Fremi S. Lancet Psychiatry 2022; 9(6): 433-434.

Copyright

(Copyright © 2022, Elsevier Publishing)

DOI

10.1016/S2215-0366(22)00143-2

PMID

35569501

Abstract

Medusa is a cadaverous head that has been disembodied by sword and malice. Her wide-open, fierce eyes glare over a gaping mouth with a wriggling red tongue, her black lips are crowned with sharp fangs and tusks, and she wears a mane of hissing snakes instead of hair. Medusa is a cephalic monster that emanates visceral terror, draining the life force out of any mortal onlooker by instantly turning them into stone. Even evil spirits stand back from her in fear.

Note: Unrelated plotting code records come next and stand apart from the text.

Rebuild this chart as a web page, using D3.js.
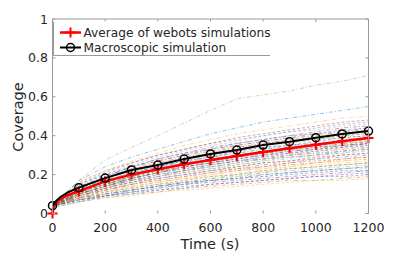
<!DOCTYPE html>
<html>
<head>
<meta charset="utf-8">
<script src="https://cdn.jsdelivr.net/npm/d3@7"></script>
<style>
  body { margin: 0; background: #fff; }
  svg { display: block; font-family: "DejaVu Sans", sans-serif; }
</style>
</head>
<body>
<svg id="chart" width="407" height="253"></svg>
<script>
// sample times for the webots runs
var simTimes = [0, 100, 200, 300, 400, 500, 600, 700, 800, 900, 1000, 1100, 1200];
// coverage of each webots run
var simRuns = [
  [.04,.17,.24,.29,.33,.37,.41,.44,.47,.49,.51,.53,.55],
  [.05,.16,.22,.26,.30,.33,.36,.38,.40,.42,.44,.46,.47],
  [.04,.16,.22,.27,.31,.35,.38,.41,.43,.45,.47,.49,.50],
  [.04,.15,.21,.26,.30,.33,.36,.39,.41,.43,.45,.47,.48],
  [.04,.17,.275,.34,.40,.465,.53,.59,.61,.63,.66,.68,.71],
  [.04,.14,.20,.25,.29,.32,.35,.37,.40,.42,.43,.45,.46],
  [.03,.13,.19,.24,.28,.31,.34,.36,.38,.40,.42,.44,.45],
  [.04,.15,.20,.24,.28,.31,.33,.36,.38,.40,.41,.43,.44],
  [.04,.13,.19,.23,.27,.30,.32,.35,.37,.39,.40,.42,.43],
  [.05,.14,.18,.23,.26,.29,.32,.34,.36,.38,.40,.41,.43],
  [.04,.12,.18,.22,.26,.29,.31,.34,.36,.38,.39,.41,.42],
  [.04,.13,.18,.22,.25,.28,.31,.33,.35,.37,.38,.40,.41],
  [.03,.12,.17,.21,.24,.27,.30,.32,.34,.36,.38,.39,.40],
  [.04,.11,.16,.20,.24,.27,.29,.32,.34,.35,.37,.39,.40],
  [.04,.12,.17,.21,.24,.27,.29,.31,.33,.35,.36,.38,.39],
  [.04,.11,.16,.20,.23,.26,.28,.30,.32,.34,.35,.37,.38],
  [.05,.12,.16,.19,.23,.25,.28,.30,.32,.33,.35,.36,.38],
  [.04,.11,.15,.19,.22,.25,.27,.29,.31,.33,.34,.36,.37],
  [.04,.10,.15,.19,.22,.25,.27,.30,.31,.33,.35,.36,.37],
  [.04,.11,.15,.18,.21,.24,.26,.28,.30,.32,.33,.35,.36],
  [.03,.10,.14,.18,.21,.24,.26,.29,.31,.32,.34,.35,.36],
  [.04,.10,.14,.18,.21,.23,.25,.27,.29,.31,.32,.34,.35],
  [.04,.11,.15,.18,.21,.23,.25,.27,.29,.30,.32,.33,.35],
  [.04,.10,.14,.17,.20,.22,.24,.26,.28,.30,.31,.33,.34],
  [.04,.09,.13,.17,.19,.22,.24,.26,.28,.29,.30,.32,.33],
  [.04,.10,.14,.17,.20,.22,.24,.25,.27,.29,.30,.31,.33],
  [.03,.09,.13,.16,.19,.21,.23,.25,.27,.28,.30,.31,.32],
  [.04,.09,.13,.16,.18,.20,.22,.24,.26,.27,.29,.30,.31],
  [.04,.09,.12,.15,.18,.20,.22,.23,.25,.26,.28,.29,.30],
  [.04,.08,.12,.15,.17,.19,.21,.23,.24,.26,.27,.28,.29],
  [.04,.09,.12,.14,.16,.18,.20,.22,.23,.25,.26,.27,.28],
  [.04,.08,.11,.13,.15,.17,.19,.20,.22,.23,.24,.25,.26],
  [.03,.08,.10,.13,.15,.16,.18,.19,.21,.22,.23,.24,.25],
  [.04,.07,.10,.12,.14,.16,.17,.19,.20,.21,.22,.23,.24],
  [.04,.07,.09,.11,.13,.15,.16,.17,.18,.19,.20,.21,.22],
  [.04,.06,.09,.10,.12,.13,.15,.16,.17,.18,.19,.19,.20],
  [.03,.06,.08,.10,.11,.13,.14,.15,.16,.17,.17,.18,.19],
  [.04,.06,.08,.09,.11,.12,.13,.14,.15,.16,.17,.17,.18],
  [.04,.14,.19,.24,.27,.30,.33,.35,.37,.39,.41,.42,.44],
  [.04,.12,.17,.21,.25,.28,.30,.33,.35,.37,.38,.40,.41],
  [.05,.13,.17,.21,.24,.26,.29,.31,.33,.35,.36,.37,.39],
  [.04,.11,.15,.19,.22,.24,.26,.28,.30,.31,.33,.34,.36],
  [.04,.10,.14,.17,.20,.22,.25,.27,.28,.30,.31,.32,.34],
  [.04,.10,.13,.16,.19,.21,.23,.24,.26,.27,.28,.30,.31],
  [.04,.08,.11,.14,.16,.18,.19,.21,.22,.24,.25,.26,.27],
  [.04,.07,.09,.11,.12,.14,.15,.16,.17,.18,.19,.20,.21],
  [.04,.07,.10,.12,.14,.16,.18,.20,.21,.23,.24,.25,.26],
  [.03,.06,.09,.11,.13,.15,.17,.18,.19,.21,.22,.23,.23],
  [.04,.08,.10,.12,.14,.16,.17,.18,.20,.21,.22,.23,.24],
  [.04,.07,.09,.12,.14,.15,.17,.18,.19,.20,.21,.22,.22],
  [.04,.09,.12,.15,.17,.19,.21,.22,.24,.25,.26,.28,.29],
  [.04,.08,.11,.14,.16,.18,.20,.22,.23,.24,.26,.27,.28],
  [.04,.10,.14,.18,.21,.24,.26,.28,.30,.32,.33,.35,.36],
  [.05,.11,.15,.19,.22,.25,.27,.29,.31,.33,.34,.35,.37]
];
// average of the webots runs
var avgTimes = [0, 5, 20, 50, 100, 200, 300, 400, 500, 600, 700, 800, 900, 1000, 1100, 1200];
var avgValues = [0, .04, .065, .09, .115, .165, .20, .228, .253, .275, .296, .316, .335, .353, .371, .388];
// macroscopic model
var macroTimes = [0, 10, 30, 60, 100, 200, 300, 400, 500, 600, 700, 800, 900, 1000, 1100, 1200];
var macroValues = [.04, .06, .085, .11, .133, .182, .224, .249, .28, .306, .326, .352, .369, .39, .409, .424];
var markerTimes = [0, 100, 200, 300, 400, 500, 600, 700, 800, 900, 1000, 1100, 1200];
var xTicks = [0, 200, 400, 600, 800, 1000, 1200];
var yTicks = [0, 0.2, 0.4, 0.6, 0.8, 1];
var legendLabels = ["Average of webots simulations", "Macroscopic simulation"];

var matlabColors = ["#0072BD", "#D95319", "#EDB120", "#7E2F8E", "#77AC30", "#4DBEEE", "#A2142F"];

var svg = d3.select("#chart");
var plotL = 52.5, plotR = 368.5, plotT = 19, plotB = 213.5;
var x = d3.scaleLinear().domain([0, 1200]).range([plotL, plotR]);
var y = d3.scaleLinear().domain([0, 1]).range([plotB, plotT]);
var textColor = "#262626", axisColor = "#9a9a9a";

var line = d3.line().x(function (d) { return x(d[0]); }).y(function (d) { return y(d[1]); });

// webots runs, thin dashed
svg.append("g").selectAll("path").data(simRuns).enter().append("path")
  .attr("d", function (run) { return line(run.map(function (v, i) { return [simTimes[i], v]; })); })
  .attr("fill", "none")
  .attr("stroke", function (d, i) { return matlabColors[i % 7]; })
  .attr("stroke-width", 0.7)
  .attr("stroke-opacity", 0.6)
  .attr("stroke-dasharray", function (d, i) { return i % 2 ? "3,2" : "4,2,1,2"; });

// average
var avgPts = avgTimes.map(function (t, i) { return [t, avgValues[i]]; });
svg.append("path").attr("d", line(avgPts))
  .attr("fill", "none").attr("stroke", "#ff0000").attr("stroke-width", 2.5);
var redMarks = avgPts.filter(function (d) { return markerTimes.indexOf(d[0]) >= 0; });
function plus(g, cx, cy) {
  g.append("path").attr("d", "M" + (cx - 5) + "," + cy + "H" + (cx + 5) + "M" + cx + "," + (cy - 5) + "V" + (cy + 5))
    .attr("stroke", "#ff0000").attr("stroke-width", 2).attr("fill", "none");
}
var gRed = svg.append("g");
redMarks.forEach(function (d) { plus(gRed, x(d[0]), y(d[1])); });

// macroscopic
var macroPts = macroTimes.map(function (t, i) { return [t, macroValues[i]]; });
svg.append("path").attr("d", line(macroPts))
  .attr("fill", "none").attr("stroke", "#000").attr("stroke-width", 2);
svg.append("g").selectAll("circle")
  .data(macroPts.filter(function (d) { return markerTimes.indexOf(d[0]) >= 0; }))
  .enter().append("circle")
  .attr("cx", function (d) { return x(d[0]); })
  .attr("cy", function (d) { return y(d[1]); })
  .attr("r", 4).attr("fill", "none").attr("stroke", "#000").attr("stroke-width", 1.5);

// axes box (no bottom line, like the picture)
var axes = svg.append("g").attr("stroke", axisColor).attr("stroke-width", 1).attr("fill", "none");
axes.append("path").attr("d", "M" + plotL + "," + plotB + "V" + plotT + "H" + plotR + "V" + plotB);
xTicks.forEach(function (t) {
  axes.append("path").attr("d", "M" + x(t) + "," + plotB + "v-3M" + x(t) + "," + plotT + "v3");
});
yTicks.forEach(function (t) {
  axes.append("path").attr("d", "M" + plotL + "," + y(t) + "h3M" + plotR + "," + y(t) + "h-3");
});

svg.append("g").selectAll("text").data(xTicks).enter().append("text")
  .attr("x", function (d) { return x(d); }).attr("y", 232)
  .attr("text-anchor", "middle").attr("font-size", 12.5).attr("fill", textColor)
  .text(function (d) { return d; });
svg.append("g").selectAll("text").data(yTicks).enter().append("text")
  .attr("x", 48).attr("y", function (d) { return y(d) + 4.5; })
  .attr("text-anchor", "end").attr("font-size", 12.5).attr("fill", textColor)
  .text(function (d) { return d; });

svg.append("text").attr("x", 210).attr("y", 248.5).attr("text-anchor", "middle")
  .attr("font-size", 14.5).attr("fill", textColor).text("Time (s)");
svg.append("text").attr("transform", "translate(22.5,117) rotate(-90)").attr("text-anchor", "middle")
  .attr("font-size", 14.5).attr("fill", textColor).text("Coverage");

// legend
var lg = svg.append("g");
lg.append("rect").attr("x", 53.5).attr("y", 21.5).attr("width", 217).attr("height", 34).attr("fill", "#fff");
lg.append("path").attr("d", "M53.5,21.5V55.5H270").attr("stroke", axisColor).attr("fill", "none");
var rowY = [32.5, 47.5];
lg.append("line").attr("x1", 60).attr("x2", 81).attr("y1", rowY[0]).attr("y2", rowY[0])
  .attr("stroke", "#ff0000").attr("stroke-width", 2.5);
plus(lg, 70.5, rowY[0]);
lg.append("line").attr("x1", 60).attr("x2", 81).attr("y1", rowY[1]).attr("y2", rowY[1])
  .attr("stroke", "#000").attr("stroke-width", 2);
lg.append("circle").attr("cx", 70.5).attr("cy", rowY[1]).attr("r", 4)
  .attr("fill", "none").attr("stroke", "#000").attr("stroke-width", 1.5);
lg.selectAll("text.lab").data(legendLabels).enter().append("text")
  .attr("x", 83.5).attr("y", function (d, i) { return rowY[i] + 4.5; })
  .attr("font-size", 12.2).attr("fill", textColor)
  .text(function (d) { return d; });
</script>
</body>
</html>
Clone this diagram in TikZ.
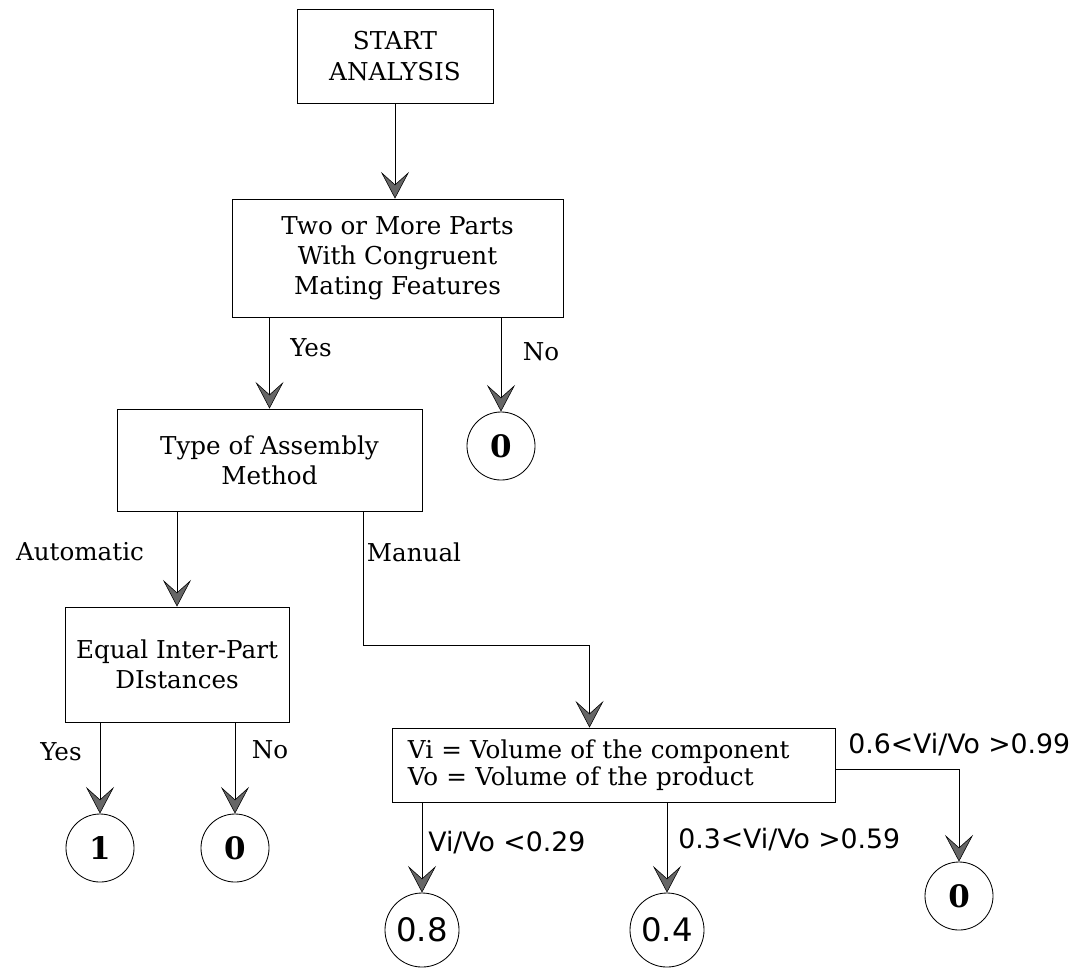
\documentclass[tikz,border=0pt]{standalone}
\usepackage{fontspec}
\setmainfont{DejaVu Serif}
\newfontfamily\ratiofont{DejaVu Sans}
\usetikzlibrary{arrows.meta}
\begin{document}
\begin{tikzpicture}[x=0.025cm, y=-0.025cm,
	box/.style={draw, line width=.6pt, align=center, inner sep=0pt, font=\fontsize{17.5}{21.5}\selectfont},
	leaf/.style={draw, circle, line width=.6pt, minimum size=1.7cm, inner sep=0pt, font=\fontsize{22}{24}\selectfont\bfseries},
	bigleaf/.style={leaf, minimum size=1.85cm, font=\ratiofont\fontsize{23}{26}\selectfont},
	arr/.style={line width=.6pt, -{Stealth[length=19pt, width=20pt, inset=9pt, fill=black!60, line width=.4pt]}},
	lbl/.style={inner sep=0pt, font=\fontsize{17.5}{21.5}\selectfont},
	ratio/.style={inner sep=0pt, anchor=west, font=\ratiofont\fontsize{19}{21.5}\selectfont}]
	\useasboundingbox (0,0) rectangle (1082,968);
	% boxes
	\node[box, minimum width=4.9cm, minimum height=2.35cm] (start) at (395,56) {START\\ANALYSIS};
	\node[box, minimum width=8.275cm, minimum height=2.95cm] (parts) at (397.5,258) {Two or More Parts\\With Congruent\\Mating Features};
	\node[box, minimum width=7.625cm, minimum height=2.55cm] (method) at (269.5,460) {Type of Assembly\\Method};
	\node[box, minimum width=5.6cm, minimum height=2.875cm] (equal) at (177,664.5) {Equal Inter-Part\\DIstances};
	\node[box, text width=10.275cm, inner xsep=.4cm, minimum height=1.85cm, align=left, font=\fontsize{17.5}{19}\selectfont] (volume) at (613.5,765) {Vi = Volume of the component\\Vo = Volume of the product};
	% end values
	\node[leaf] (noparts) at (501,446) {0};
	\node[leaf] (equalyes) at (100,848) {1};
	\node[leaf] (equalno) at (235,848) {0};
	\node[bigleaf] (small) at (422,930) {0.8};
	\node[bigleaf] (medium) at (667,930) {0.4};
	\node[leaf] (large) at (959,896) {0};
	\coordinate (manual) at (363,645);
	% connectors
	\draw[arr] (start.south) -- (start.south |- parts.north);
	\draw[arr] (method.north |- parts.south) -- (method.north);
	\draw[arr] (noparts.north |- parts.south) -- (noparts);
	\draw[arr] (equal.north |- method.south) -- (equal.north);
	\draw[arr] (manual |- method.south) -- (manual) -| ([xshift=-.6cm]volume.north);
	\draw[arr] (equalyes.north |- equal.south) -- (equalyes);
	\draw[arr] (equalno.north |- equal.south) -- (equalno);
	\draw[arr] (small.north |- volume.south) -- (small);
	\draw[arr] (medium.north |- volume.south) -- (medium);
	\draw[arr] ([yshift=-.12cm]volume.east) -| (large);
	% labels
	\node[lbl] (yes1) at (311,348) {Yes};
	\node[lbl] (no1) at (541,352) {No};
	\node[lbl] (auto) at (80,552) {Automatic};
	\node[lbl] (hand) at (414,552) {Manual};
	\node[lbl] (yes2) at (61,752) {Yes};
	\node[lbl] (no2) at (270,750) {No};
	\node[ratio] (low) at (428,843) {Vi/Vo <0.29};
	\node[ratio] (mid) at (678,840) {0.3<Vi/Vo >0.59};
	\node[ratio] (high) at (848,745) {0.6<Vi/Vo >0.99};
\end{tikzpicture}
\end{document}
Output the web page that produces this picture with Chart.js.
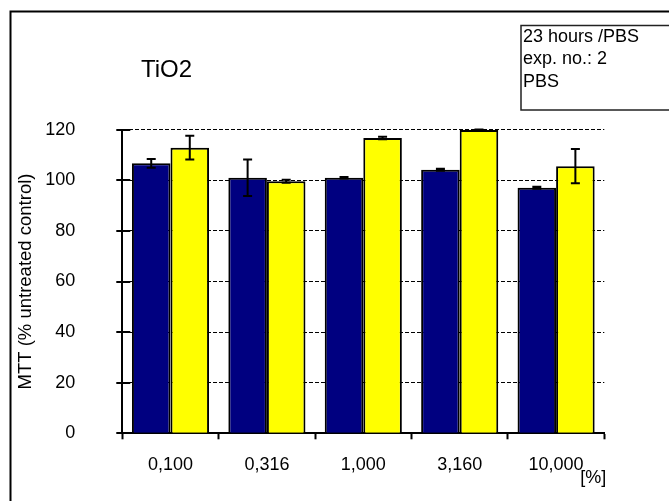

Her visage decorates artifacts, armoury, and sepulchral art from the Neolithic period onwards, and nowadays she is the face of a luxury fashion label. Legions of artists and literati have drawn inspiration from her. Dante places Medusa within the cycle of anger at the lower part of Hell, alongside the wrathful and the sullen. Cellini immortalised her in marble as the triumphant display of Perseus's kill, her severed head bearing an unnerving likeness to her slayer. The unconventional Caravaggio dared to give a lover's countenance to her legendary portrait. Psychoanalytic scholars have identified Medusa as a vagina dentata that threatens castration and should be killed. Others have examined her lethal gaze as the insignia of the precarity embedded in interpersonal relations. Among some feminist thinkers, Medusa stands for the archetype of the so-called monstrous feminine, an exposé of patriarchal narratives that transform non-subservient women into monsters. Of late, Medusa has appeared in the mental health discourse as a symbol of trauma. She is a powerful muse, irrespective of how she is interpreted. From prehistory to modernity, she keeps shape-shifting her way into immortality, nourishing the creativity and nightmares of generations.